© — Telegram file photo
Daniel Kelloway’s NCAA track career with Simon Fraser University is off and running. The Mount Pearl native won the 400-metre even in his first two meet, setting conference-best times in both.
Daniel Kelloway may be the best kept secret in provincial sports, but that’s soon likely to change.
Outside of the track and field fraternity, Kelloway’s exploits have pretty much gone under the radar.
Kelloway competed for Newfoundland and Labrador at the Canada Summer Games in Sherbrooke, Que., last August where he just missed earning a bronze medal.
Of course a medal win at the Games would have put Kelloway on the map here since podium finishes are like hens teeth for this province.
Still, he set a provincial senior record with a time of 48.01 seconds in the men's 400-metre final. He finished fourth but just a hundredth of a second behind the third-place finisher.
Kelloway rates the Canada Games experience as his best memory in his sport so far.
“It’s definitely a favourite,” he said. “It was the best race I ever ran and I got to do it while representing Newfoundland Labrador.”
That performance, coming in a season where he dominated the local scene, raised a few eyebrows and hinted at the potential of the 19-year-old from Mount Pearl.
It wasn’t a flash in the pan.
A few weeks ago, Kelloway, competing for Simon Fraser University, took part in his first NCAA meet, finishing in first with a GNAC (Great Northwest Athletic Conference) leading time of 49.42 seconds in the 400 metres. His time ranks him second in Canada thus far for national indoor standings, just a tenth of a second off the number one ranking.
He bettered that time in his second NCAA win recently, the University of Washington indoor invitational, improving his GNAC conference leading time to 49.02.
Kelloway was contacted by SFU following the Canada Games.

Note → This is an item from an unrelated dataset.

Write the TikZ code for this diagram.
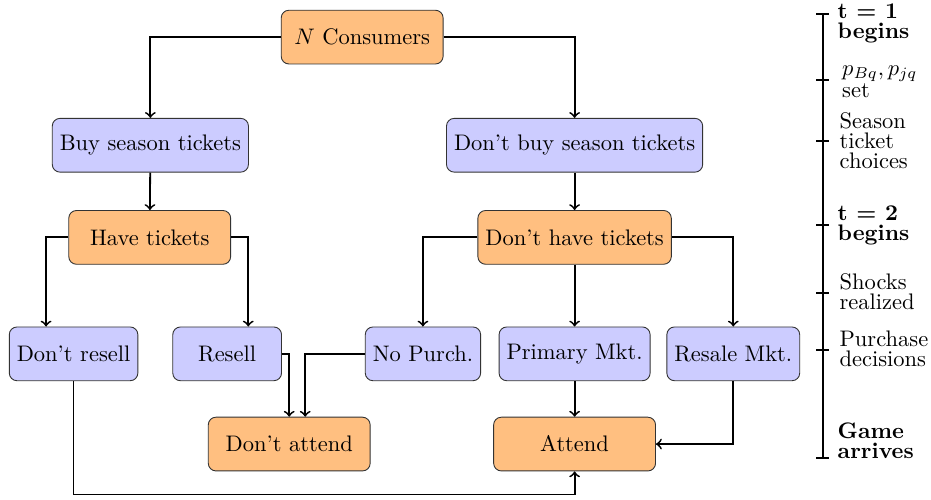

The Canadian school, which competes in university sports in the United States, gave him a full NCAA athletic and academic scholarship.

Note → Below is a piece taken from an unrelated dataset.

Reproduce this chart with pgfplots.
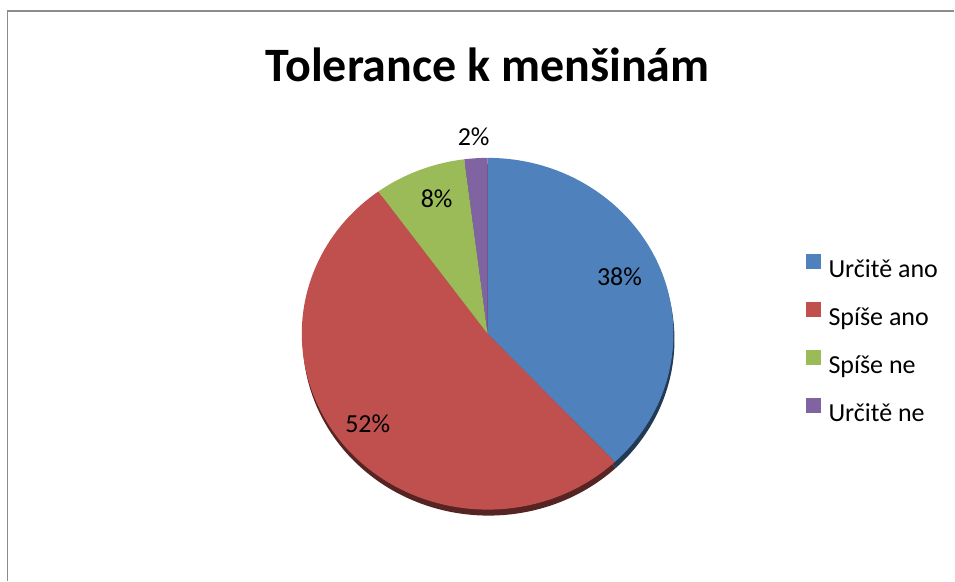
\documentclass[border=0pt]{standalone}
\usepackage{pgfplots}
\pgfplotsset{compat=1.18}
\usepackage{fontspec}
\setmainfont{Carlito}
\definecolor{c1}{HTML}{4F81BD}
\definecolor{c2}{HTML}{C0504D}
\definecolor{c3}{HTML}{9BBB59}
\definecolor{c4}{HTML}{8064A2}
\definecolor{framegray}{HTML}{8C8C8C}
% shares in percent
\def\vA{38}\def\vB{52}\def\vC{8}\def\vD{2}
\pgfmathsetmacro\aA{90}
\pgfmathsetmacro\aB{\aA-3.6*\vA}
\pgfmathsetmacro\aC{\aB-3.6*\vB}
\pgfmathsetmacro\aD{\aC-3.6*\vC}
\pgfmathsetmacro\aE{\aD-3.6*\vD}
\def\cx{488}\def\cy{247}
\newcommand\pieslice[3]{%
  \fill[#1] (axis cs:\cx,\cy) -- +(#2:186pt and 176pt)
    arc[start angle=#2, end angle=#3, x radius=186pt, y radius=176pt] -- cycle;}
\begin{document}
\begin{tikzpicture}
\begin{axis}[
  hide axis, scale only axis,
  width=955pt, height=581pt,
  xmin=0, xmax=955, ymin=0, ymax=581,
  clip=false,
  legend image code/.code={\fill[#1] (0pt,0.5pt) rectangle (15pt,15.5pt);},
  legend style={at={(axis cs:806,240)}, anchor=west, draw=none, fill=none,
    font=\fontsize{26}{31}\selectfont, row sep=19pt, column sep=4pt, inner sep=0pt,
    nodes={inner sep=4pt}},
  legend cell align=left,
]
\addlegendimage{fill=c1, draw=none}\addlegendentry{Určitě ano}
\addlegendimage{fill=c2, draw=none}\addlegendentry{Spíše ano}
\addlegendimage{fill=c3, draw=none}\addlegendentry{Spíše ne}
\addlegendimage{fill=c4, draw=none}\addlegendentry{Určitě ne}
% page extent
\path (axis cs:0,0) rectangle (axis cs:955,581);
% frame
\draw[framegray, line width=1.5pt] (axis cs:7.5,0) -- (axis cs:7.5,570) -- (axis cs:955,570);
% shadow / edge
\begin{scope}[yshift=-6pt, xshift=1pt]
\pieslice{c1!45!black}{\aA}{\aB}
\pieslice{c2!45!black}{\aB}{\aC}
\pieslice{c3!45!black}{\aC}{\aD}
\pieslice{c4!45!black}{\aD}{\aE}
\end{scope}
\pieslice{c1}{\aA}{\aB}
\pieslice{c2}{\aB}{\aC}
\pieslice{c3}{\aC}{\aD}
\pieslice{c4}{\aD}{\aE}
% labels
\begin{scope}[every node/.style={font=\fontsize{26}{31}\selectfont}]
\node at (axis cs:620,304) {38\%};
\node at (axis cs:368,157) {52\%};
\node at (axis cs:437,382) {8\%};
\node at (axis cs:474,444) {2\%};
\end{scope}
\node[font=\bfseries\fontsize{48}{56}\selectfont] at (axis cs:488,516) {Tolerance k menšinám};
\end{axis}
\end{tikzpicture}
\end{document}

“I didn't have too high expectations going into my first meet, but I am very happy with the result,” said Kelloway, before adding, “although I think I can still do a lot better next time.”

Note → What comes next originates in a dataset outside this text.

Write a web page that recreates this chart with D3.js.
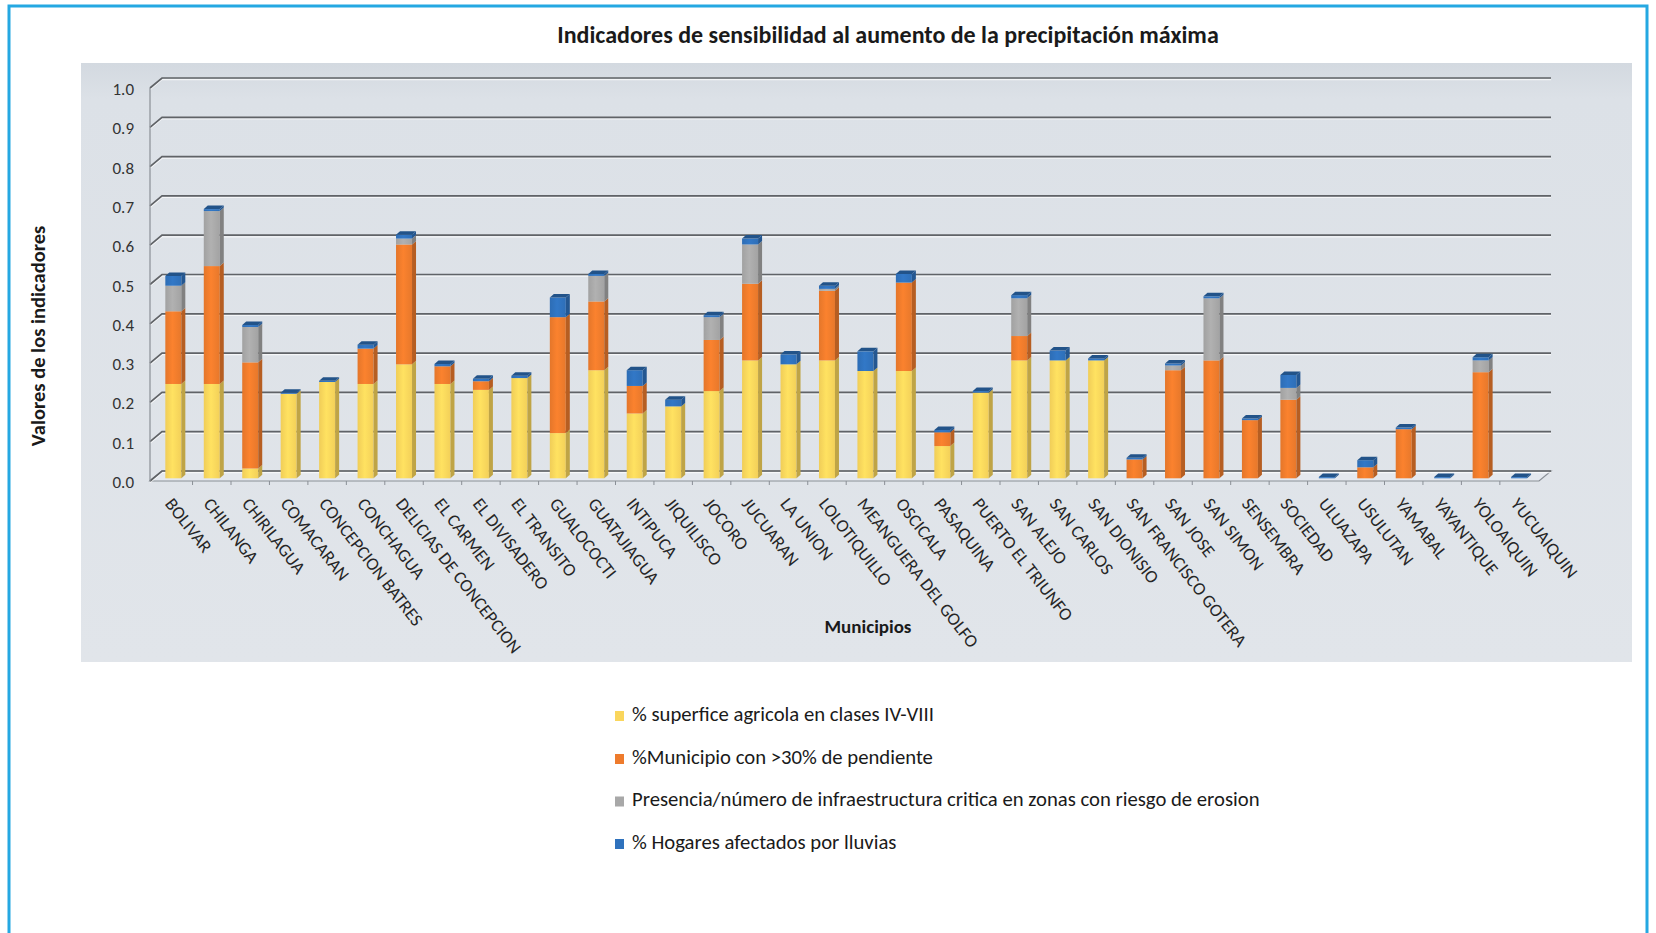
<!DOCTYPE html>
<html>
<head>
<meta charset="utf-8">
<script src="https://cdn.jsdelivr.net/npm/d3@7"></script>
<style>
  body { margin: 0; background: #ffffff; }
  svg { display: block; }
  text { font-family: Carlito, Lato, "Open Sans", sans-serif; }
</style>
</head>
<body>
<svg id="chart" width="1656" height="933"></svg>
<script>
// Municipalities on the category axis
const municipios = [
  "BOLIVAR", "CHILANGA", "CHIRILAGUA", "COMACARAN", "CONCEPCION BATRES", "CONCHAGUA",
  "DELICIAS DE CONCEPCION", "EL CARMEN", "EL DIVISADERO", "EL TRANSITO", "GUALOCOCTI",
  "GUATAJIAGUA", "INTIPUCA", "JIQUILISCO", "JOCORO", "JUCUARAN", "LA UNION", "LOLOTIQUILLO",
  "MEANGUERA DEL GOLFO", "OSCICALA", "PASAQUINA", "PUERTO EL TRIUNFO", "SAN ALEJO",
  "SAN CARLOS", "SAN DIONISIO", "SAN FRANCISCO GOTERA", "SAN JOSE", "SAN SIMON",
  "SENSEMBRA", "SOCIEDAD", "ULUAZAPA", "USULUTAN", "YAMABAL", "YAYANTIQUE",
  "YOLOAIQUIN", "YUCUAIQUIN"
];

// % superficie agricola en clases IV-VIII
const superficieAgricola = [
  0.24, 0.24, 0.025, 0.215, 0.245, 0.24, 0.29, 0.24, 0.225, 0.255, 0.115,
  0.275, 0.165, 0.183, 0.222, 0.30, 0.29, 0.30, 0.273, 0.273, 0.082, 0.218, 0.30,
  0.30, 0.30, 0, 0, 0, 0, 0, 0, 0, 0, 0, 0, 0
];

// % municipio con >30% de pendiente
const pendiente = [
  0.185, 0.30, 0.27, 0, 0, 0.09, 0.305, 0.045, 0.022, 0, 0.295,
  0.175, 0.07, 0, 0.13, 0.195, 0, 0.177, 0, 0.225, 0.035, 0, 0.062,
  0, 0, 0.048, 0.275, 0.30, 0.148, 0.20, 0, 0.028, 0.125, 0, 0.27, 0
];

// Presencia/numero de infraestructura critica en zonas con riesgo de erosion
const infraestructura = [
  0.065, 0.14, 0.09, 0, 0, 0, 0.015, 0, 0, 0, 0,
  0.065, 0, 0, 0.058, 0.10, 0, 0.005, 0, 0, 0, 0, 0.096,
  0, 0, 0, 0.012, 0.158, 0, 0.03, 0, 0, 0, 0, 0.03, 0
];

// % hogares afectados por lluvias
const hogares = [
  0.025, 0.005, 0.005, 0.003, 0.003, 0.01, 0.01, 0.006, 0.006, 0.006, 0.05,
  0.005, 0.04, 0.017, 0.005, 0.015, 0.025, 0.008, 0.05, 0.022, 0.006, 0.004, 0.008,
  0.025, 0.005, 0.004, 0.005, 0.005, 0.004, 0.033, 0.003, 0.018, 0.004, 0.003, 0.008, 0.003
];

const seriesKeys = ["agricola", "pendiente", "infra", "hogares"];
const seriesLabels = [
  "% superfice agricola en clases IV-VIII",
  "%Municipio con >30% de pendiente",
  "Presencia/número de infraestructura critica en zonas con riesgo de erosion",
  "% Hogares afectados por lluvias"
];
const seriesColors = ["#fad65c", "#ee7b2c", "#a8a8a8", "#2f72bd"];

const yTicks = [0, 0.1, 0.2, 0.3, 0.4, 0.5, 0.6, 0.7, 0.8, 0.9, 1.0];

const chartTitle = "Indicadores de sensibilidad al aumento de la precipitación máxima";
const yTitle = "Valores de los indicadores";
const xTitle = "Municipios";

// ---- table for the stack layout
const rows = municipios.map((m, i) => ({
  name: m,
  agricola: superficieAgricola[i],
  pendiente: pendiente[i],
  infra: infraestructura[i],
  hogares: hogares[i]
}));
const stacked = d3.stack().keys(seriesKeys)(rows);

const svg = d3.select("#chart");
const defs = svg.append("defs");

// ---- geometry of the 3-D box
const wallDX = 12, wallDY = 10;      // depth of walls / floor
const barDX = 4, barDY = 3.5;        // depth of each column
const barW = 16;

const x = d3.scaleBand().domain(municipios).range([154.1, 1538.3]).paddingInner(0).paddingOuter(0);
const yBack = d3.scaleLinear().domain([0, 1]).range([471, 78]);
const yBar = d3.scaleLinear().domain([0, 1]).range([478.3, 85.3]);

const wallLeft = 150 + wallDX;           // back-left corner
const wallRight = 1551;                  // back-right corner

// ---- outer frame
const frameColor = "#25a8e2";
svg.append("path")
  .attr("d", `M9,933 V6 H1647 V933`)
  .attr("fill", "none")
  .attr("stroke", frameColor)
  .attr("stroke-width", 3);

// ---- chart panel
const panelGrad = defs.append("linearGradient").attr("id", "panelGrad")
  .attr("x1", 0).attr("y1", 0).attr("x2", 0).attr("y2", 1);
panelGrad.append("stop").attr("offset", 0).attr("stop-color", "#d3d9e0");
panelGrad.append("stop").attr("offset", 0.06).attr("stop-color", "#dce1e7");
panelGrad.append("stop").attr("offset", 1).attr("stop-color", "#e1e5ea");

svg.append("rect")
  .attr("x", 81).attr("y", 63).attr("width", 1551).attr("height", 599)
  .attr("fill", "url(#panelGrad)");

// ---- title
svg.append("text")
  .attr("x", 888).attr("y", 37)
  .attr("text-anchor", "middle").attr("dominant-baseline", "middle")
  .attr("font-size", 24).attr("font-weight", 700).attr("fill", "#1a1a1a")
  .text(chartTitle);

// ---- floor
svg.append("path")
  .attr("d", `M150,${yBack(0) + wallDY} L${wallLeft},${yBack(0)} H${wallRight} L${wallRight - wallDX},${yBack(0) + wallDY} Z`)
  .attr("fill", "#e4e8ee")
  .attr("stroke", "#8a8f96").attr("stroke-width", 1.2);

// ---- gridlines on the back wall, bent round the side wall
const grid = svg.append("g");
yTicks.forEach(t => {
  const yb = yBack(t);
  grid.append("path")
    .attr("d", `M150,${yb + wallDY} L${wallLeft},${yb} H${wallRight}`)
    .attr("fill", "none")
    .attr("stroke", "#ffffff").attr("stroke-opacity", 0.7).attr("stroke-width", 1.2)
    .attr("transform", "translate(0,1.6)");
  grid.append("path")
    .attr("d", `M150,${yb + wallDY} L${wallLeft},${yb} H${wallRight}`)
    .attr("fill", "none")
    .attr("stroke", "#606367").attr("stroke-width", 1.7);
});
// side-wall front edge
grid.append("line")
  .attr("x1", 150).attr("x2", 150)
  .attr("y1", yBack(1) + wallDY).attr("y2", yBack(0) + wallDY)
  .attr("stroke", "#8a8f96").attr("stroke-width", 1.2);

// ---- category tick marks on the front edge
svg.append("g").selectAll("line")
  .data(municipios.slice(1))
  .join("line")
  .attr("x1", d => x(d)).attr("x2", d => x(d))
  .attr("y1", yBack(0) + wallDY).attr("y2", yBack(0) + wallDY + 4)
  .attr("stroke", "#8a8f96").attr("stroke-width", 1);

// ---- y-axis tick labels
svg.append("g").selectAll("text")
  .data(yTicks)
  .join("text")
  .attr("x", 134)
  .attr("y", d => yBack(d) + wallDY + 3)
  .attr("text-anchor", "end").attr("dominant-baseline", "middle")
  .attr("font-size", 17).attr("fill", "#333333")
  .text(d => d3.format(".1f")(d));

// ---- gradients for column faces
seriesColors.forEach((c, k) => {
  const base = d3.color(c);
  const g = defs.append("linearGradient").attr("id", `front${k}`)
    .attr("x1", 0).attr("y1", 0).attr("x2", 1).attr("y2", 0);
  g.append("stop").attr("offset", 0).attr("stop-color", base.darker(0.12));
  g.append("stop").attr("offset", 0.45).attr("stop-color", base.brighter(0.15));
  g.append("stop").attr("offset", 1).attr("stop-color", base.darker(0.08));
});
const sideColor = k => d3.color(seriesColors[k]).darker(0.75);
const topColor = k => d3.color(seriesColors[k]).darker(0.9);

// ---- columns
const bars = svg.append("g");
municipios.forEach((m, i) => {
  const cx = x(m) + x.bandwidth() / 2;
  const x0 = cx - barW / 2, x1 = cx + barW / 2;
  let topK = 0, topV = 0;
  stacked.forEach((s, k) => {
    const [v0, v1] = s[i];
    if (v1 - v0 <= 0) return;
    const yT = yBar(v1), yB = yBar(v0);
    bars.append("rect")
      .attr("x", x0).attr("y", yT)
      .attr("width", barW).attr("height", yB - yT)
      .attr("fill", `url(#front${k})`);
    bars.append("path")
      .attr("d", `M${x1},${yT} L${x1 + barDX},${yT - barDY} L${x1 + barDX},${yB - barDY} L${x1},${yB} Z`)
      .attr("fill", sideColor(k));
    topK = k; topV = v1;
  });
  const yT = yBar(topV);
  bars.append("path")
    .attr("d", `M${x0},${yT} L${x0 + barDX},${yT - barDY} L${x1 + barDX},${yT - barDY} L${x1},${yT} Z`)
    .attr("fill", topColor(topK));
});

// ---- category labels
svg.append("g").selectAll("text")
  .data(municipios)
  .join("text")
  .attr("transform", d => `translate(${x(d) + x.bandwidth() / 2 - 9},504) rotate(52)`)
  .attr("font-size", 18).attr("fill", "#262626")
  .text(d => d);

// ---- axis titles
svg.append("text")
  .attr("transform", "translate(40,336) rotate(-90)")
  .attr("text-anchor", "middle").attr("dominant-baseline", "middle")
  .attr("font-size", 20.5).attr("font-weight", 700).attr("fill", "#1a1a1a")
  .text(yTitle);

svg.append("text")
  .attr("x", 868).attr("y", 628)
  .attr("text-anchor", "middle").attr("dominant-baseline", "middle")
  .attr("font-size", 19).attr("font-weight", 700).attr("fill", "#1a1a1a")
  .text(xTitle);

// ---- legend
const legend = svg.append("g");
const legendY = [716, 759, 801.5, 844];
seriesLabels.forEach((lab, k) => {
  legend.append("rect")
    .attr("x", 615).attr("y", legendY[k] - 5)
    .attr("width", 9).attr("height", 10)
    .attr("fill", seriesColors[k]);
  legend.append("text")
    .attr("x", 632).attr("y", legendY[k])
    .attr("dominant-baseline", "middle")
    .attr("font-size", 20.7).attr("fill", "#1a1a1a")
    .text(lab);
});
</script>
</body>
</html>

Kelloway says he will travel quite a bit with SFU which is located in Burnaby, B.C.
“We have meets all along the west coast from British Columbia to California.
He said he hopes to qualify for the indoor and outdoor nationals in North Carolina and Michigan, but he hasn’t reached the required standard yet.
He runs the 200m and 400m — his favourite — at SFU and is also part of the Clan’s 4x100m relay team.
“Outside of SFU, I hope to run in a couple big competitions this summer such as the Canadian championships in Moncton, N.B., and possibly some more.”
Pearlgate Track and Field Club coach Doug Halliday, who Kelloway has trained with the past four years, says “Daniel is a true student of the sport.
“His desire to learn and improve is something I’ve rarely seen in my time as an athlete and a coach. He’s a very modest and quiet guy but is a silent leader that his peers go to all the time,” noted Halliday.
Kelloway, who started running track at seven, played soccer and hockey for O’Donel High School but gave up both sports to concentrate on track and school.
“Athletics definitely played a big role in my decision to come here (SFU). Being able to compete not only with a varsity team but in the NCAA is a huge opportunity. However academically this was an easy decision as SFU is one of the top ranked schools in Canada.
He said he’d like to compete for Canada if given the chance, “but I still have a long ways to go. It’s definitely not an easy team to make, but nothing is impossible.”
“Things are going great so far SFU,” said Kelloway who is taking math, earth science and Canadian history courses and plans on doing a major in earth sciences with a possible minor in physics.
Kelloway said he isn’t quite sure of his plans after he graduates.
“Of course, if I’m having a lot of success with track then I would like to continue with that, but I will likely take it year by year.”
Kelloway, who trains a couple of hours a day, five or six days out of a week, said he likes to set “high goals” for himself and “I’ll do whatever it takes to achieve them.
See PRIORITY, page C3
“Whenever I race I do it against myself more than anything, setting new personal bests and pushing my limits is my number one priority, not finishing first.”
But there are always challenges, right?
“There are a lot of difficulties that come with any sport, but finding a way to run a little bit faster each race can sometimes be difficult. Each time you compete you give 110 per cent, so trying to find a way to do better than that the next time is challenging.”
But that doesn’t mean he is consumed by running fast.
“Trying to maintain such a high level of training while in school is very difficult at times.
“Of course, academics comes first, so I often find myself trying to do workouts between classes or whenever I find the time, it can be very tiring at times,” he admitted.
“Sports are definitely a huge part of my life,” he added, “but I wouldn't say they’re at the top of the list. Family and friends would have to come first.”